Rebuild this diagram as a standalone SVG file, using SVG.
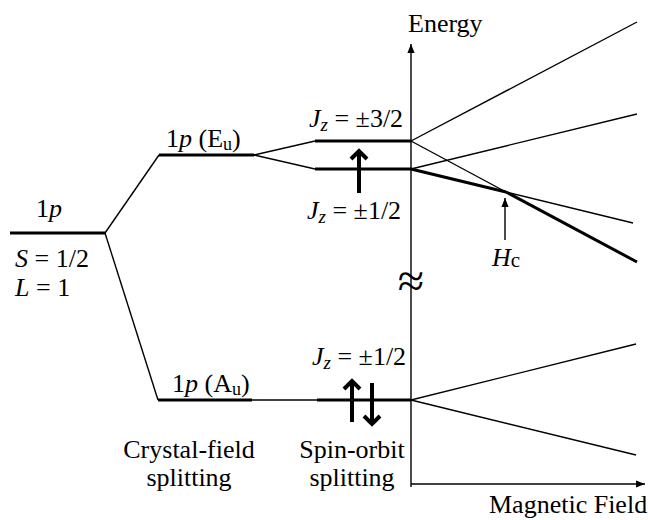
<svg xmlns="http://www.w3.org/2000/svg" width="648" height="520" viewBox="0 0 648 520">
<defs>
<style>
.t{font-family:"Liberation Serif","Times New Roman",serif;font-size:26px;fill:#000}
.i{font-style:italic}
.thin{stroke:#000;stroke-width:1.4;fill:none}
.thick{stroke:#000;stroke-width:3;fill:none}
.spin{stroke:#000;stroke-width:4;fill:none;stroke-linecap:butt}
</style>
<marker id="ah" viewBox="0 0 10 10" refX="10" refY="5" markerWidth="9" markerHeight="9" markerUnits="userSpaceOnUse" orient="auto">
<path d="M0,1 L10,5 L0,9 z" fill="#000"/>
</marker>
</defs>
<rect width="648" height="520" fill="#fff"/>

<g id="connectors">
<path class="thin" d="M105,233 L159,155"/>
<path class="thin" d="M105,233 L158,400"/>
<path class="thin" d="M254,155 L315,141"/>
<path class="thin" d="M254,155 L315,169"/>
<path class="thin" d="M252,400 L317,400"/>
<path class="thin" d="M411,141 L637,22"/>
<path class="thin" d="M411,169 L637,114"/>
<path class="thin" d="M411,141 L506,192"/>
<path class="thick" d="M506,192 L637,262"/>
<path class="thick" d="M411,169 L506,192"/>
<path class="thin" d="M506,192 L633,223"/>
<path class="thin" d="M411,400 L636,344"/>
<path class="thin" d="M411,400 L636,455"/>
</g>

<g id="axes">
<path class="thin" d="M411,487 L411,44" marker-end="url(#ah)"/>
<path class="thin" d="M411,484 L645,484" marker-end="url(#ah)"/>
<text class="t" x="408" y="32">Energy</text>
<text class="t" x="489" y="513">Magnetic Field</text>
<text x="411" y="297" text-anchor="middle" style="font-family:'Liberation Serif',serif;font-size:48px">≈</text>
</g>

<g id="level-1p">
<path class="thick" d="M10,233 L105,233"/>
<text class="t" x="36" y="217">1<tspan class="i">p</tspan></text>
<text class="t" x="15" y="267"><tspan class="i">S</tspan> = 1/2</text>
<text class="t" x="15" y="296"><tspan class="i">L</tspan> = 1</text>
</g>

<g id="level-Eu">
<path class="thick" d="M159,155 L254,155"/>
<text class="t" x="166" y="147">1<tspan class="i">p</tspan> (E<tspan font-size="18" dy="3">u</tspan><tspan dy="-3">)</tspan></text>
</g>

<g id="level-Au">
<path class="thick" d="M158,400 L252,400"/>
<text class="t" x="172" y="392">1<tspan class="i">p</tspan> (A<tspan font-size="18" dy="3">u</tspan><tspan dy="-3">)</tspan></text>
</g>

<g id="level-Jz32">
<path class="thick" d="M315,141 L411,141"/>
<text class="t" x="309" y="127"><tspan class="i">J</tspan><tspan class="i" font-size="19" dy="4">z</tspan><tspan dy="-4"> = ±3/2</tspan></text>
</g>

<g id="level-Jz12-upper">
<path class="thick" d="M315,169 L411,169"/>
<path class="spin" d="M359,193 L359,151 M351,159 L359,151 L367,159"/>
<text class="t" x="307" y="219"><tspan class="i">J</tspan><tspan class="i" font-size="19" dy="4">z</tspan><tspan dy="-4"> = ±1/2</tspan></text>
</g>

<g id="level-Jz12-lower">
<path class="thick" d="M317,400 L411,400"/>
<path class="spin" d="M352,422 L352,381 M344,389 L352,381 L360,389"/>
<path class="spin" d="M372,383 L372,424 M364,416 L372,424 L380,416"/>
<text class="t" x="312" y="365"><tspan class="i">J</tspan><tspan class="i" font-size="19" dy="4">z</tspan><tspan dy="-4"> = ±1/2</tspan></text>
</g>

<g id="Hc">
<path class="thin" d="M505,240 L505,198" marker-end="url(#ah)"/>
<text class="t" x="492" y="266"><tspan class="i">H</tspan><tspan font-size="21" dy="1">c</tspan></text>
</g>

<g id="labels">
<text class="t" x="189" y="458" text-anchor="middle">Crystal-field</text>
<text class="t" x="189" y="486" text-anchor="middle">splitting</text>
<text class="t" x="352" y="458" text-anchor="middle">Spin-orbit</text>
<text class="t" x="352" y="486" text-anchor="middle">splitting</text>
</g>
</svg>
....
### [TASK DIRECTIONS]
Each line of the data should be quoted exactly, with pictures left out.

### [RIGHT ANSWER]
Rebuild this diagram as a standalone SVG file, using SVG.
<svg xmlns="http://www.w3.org/2000/svg" width="648" height="520" viewBox="0 0 648 520">
<defs>
<style>
.t{font-family:"Liberation Serif","Times New Roman",serif;font-size:26px;fill:#000}
.i{font-style:italic}
.thin{stroke:#000;stroke-width:1.4;fill:none}
.thick{stroke:#000;stroke-width:3;fill:none}
.spin{stroke:#000;stroke-width:4;fill:none;stroke-linecap:butt}
</style>
<marker id="ah" viewBox="0 0 10 10" refX="10" refY="5" markerWidth="9" markerHeight="9" markerUnits="userSpaceOnUse" orient="auto">
<path d="M0,1 L10,5 L0,9 z" fill="#000"/>
</marker>
</defs>
<rect width="648" height="520" fill="#fff"/>

<g id="connectors">
<path class="thin" d="M105,233 L159,155"/>
<path class="thin" d="M105,233 L158,400"/>
<path class="thin" d="M254,155 L315,141"/>
<path class="thin" d="M254,155 L315,169"/>
<path class="thin" d="M252,400 L317,400"/>
<path class="thin" d="M411,141 L637,22"/>
<path class="thin" d="M411,169 L637,114"/>
<path class="thin" d="M411,141 L506,192"/>
<path class="thick" d="M506,192 L637,262"/>
<path class="thick" d="M411,169 L506,192"/>
<path class="thin" d="M506,192 L633,223"/>
<path class="thin" d="M411,400 L636,344"/>
<path class="thin" d="M411,400 L636,455"/>
</g>

<g id="axes">
<path class="thin" d="M411,487 L411,44" marker-end="url(#ah)"/>
<path class="thin" d="M411,484 L645,484" marker-end="url(#ah)"/>
<text class="t" x="408" y="32">Energy</text>
<text class="t" x="489" y="513">Magnetic Field</text>
<text x="411" y="297" text-anchor="middle" style="font-family:'Liberation Serif',serif;font-size:48px">≈</text>
</g>

<g id="level-1p">
<path class="thick" d="M10,233 L105,233"/>
<text class="t" x="36" y="217">1<tspan class="i">p</tspan></text>
<text class="t" x="15" y="267"><tspan class="i">S</tspan> = 1/2</text>
<text class="t" x="15" y="296"><tspan class="i">L</tspan> = 1</text>
</g>

<g id="level-Eu">
<path class="thick" d="M159,155 L254,155"/>
<text class="t" x="166" y="147">1<tspan class="i">p</tspan> (E<tspan font-size="18" dy="3">u</tspan><tspan dy="-3">)</tspan></text>
</g>

<g id="level-Au">
<path class="thick" d="M158,400 L252,400"/>
<text class="t" x="172" y="392">1<tspan class="i">p</tspan> (A<tspan font-size="18" dy="3">u</tspan><tspan dy="-3">)</tspan></text>
</g>

<g id="level-Jz32">
<path class="thick" d="M315,141 L411,141"/>
<text class="t" x="309" y="127"><tspan class="i">J</tspan><tspan class="i" font-size="19" dy="4">z</tspan><tspan dy="-4"> = ±3/2</tspan></text>
</g>

<g id="level-Jz12-upper">
<path class="thick" d="M315,169 L411,169"/>
<path class="spin" d="M359,193 L359,151 M351,159 L359,151 L367,159"/>
<text class="t" x="307" y="219"><tspan class="i">J</tspan><tspan class="i" font-size="19" dy="4">z</tspan><tspan dy="-4"> = ±1/2</tspan></text>
</g>

<g id="level-Jz12-lower">
<path class="thick" d="M317,400 L411,400"/>
<path class="spin" d="M352,422 L352,381 M344,389 L352,381 L360,389"/>
<path class="spin" d="M372,383 L372,424 M364,416 L372,424 L380,416"/>
<text class="t" x="312" y="365"><tspan class="i">J</tspan><tspan class="i" font-size="19" dy="4">z</tspan><tspan dy="-4"> = ±1/2</tspan></text>
</g>

<g id="Hc">
<path class="thin" d="M505,240 L505,198" marker-end="url(#ah)"/>
<text class="t" x="492" y="266"><tspan class="i">H</tspan><tspan font-size="21" dy="1">c</tspan></text>
</g>

<g id="labels">
<text class="t" x="189" y="458" text-anchor="middle">Crystal-field</text>
<text class="t" x="189" y="486" text-anchor="middle">splitting</text>
<text class="t" x="352" y="458" text-anchor="middle">Spin-orbit</text>
<text class="t" x="352" y="486" text-anchor="middle">splitting</text>
</g>
</svg>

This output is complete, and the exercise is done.